Mel Gibson’s appearance at the end of Fairy Tails: A True Story was a pleasant surprise and a pretty bow for the sweet packeage that is this film.
Thanks RealityChuck, I was going to post something like that…
As a good example, Robert Deniro in Brazil (as posted earlier) wasn’t a cameo, but merely a very cool guy playing a small supporting role.
It seems like people also confuse being recognizable with being a cameo. For example, any Christopher Walken appearance will inevitably be deemed a cameo, the guy’s aura and reputation has surpassed his ability to get recognized just for acting a simple movie role.
Brad Pitt and Matt Damon in Confessions of a Dangerous Mind, playing two guys on The Dating Game.
I keep thinking that Harrison Ford had a cameo in the end of the Christian Slater/Joe Pesci movie.
Speaking of Robin Williams, how about his cameo as a mime instructor in Shakes the Clown? He’s listed in the credits as Marty Fromage.
This was the first example I thought of when I saw the thread title. I didn’t like the movie much, but I also didn’t like the cameo, because the whole reaction (and in the show I saw, the whole audience cheered) was not because the king had returned, but because it was Sean Connery! In a comedy, a cameo that draws attention to the star, instead of the character, can be funny. But in a drama, it just breaks the fourth wall, and proves that even the filmmakers didn’t think this film was very good, and needed a cheap gimmick to save it.
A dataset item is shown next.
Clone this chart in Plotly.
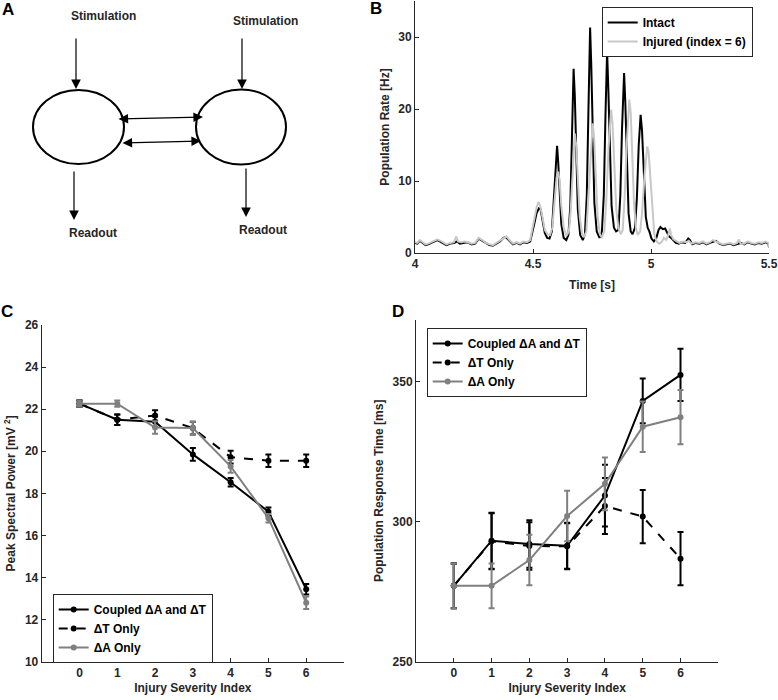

I was watching Beavis and Butthead Do America, and it came to the part where B & B meet two older guys in the desert who, the implication goes, might just have knocked up B & B’s mothers about 9 months before they were born, and I thought one of the voices sounded familiar. So I watched the credits, and sure enough, it was Earl Hofert! (He’s the guy who played the crusty old seaman in Cabin Boy who asked Chris Elliott if he’d like to buy a monkey. You might more easily recognize his real name: David Letterman.)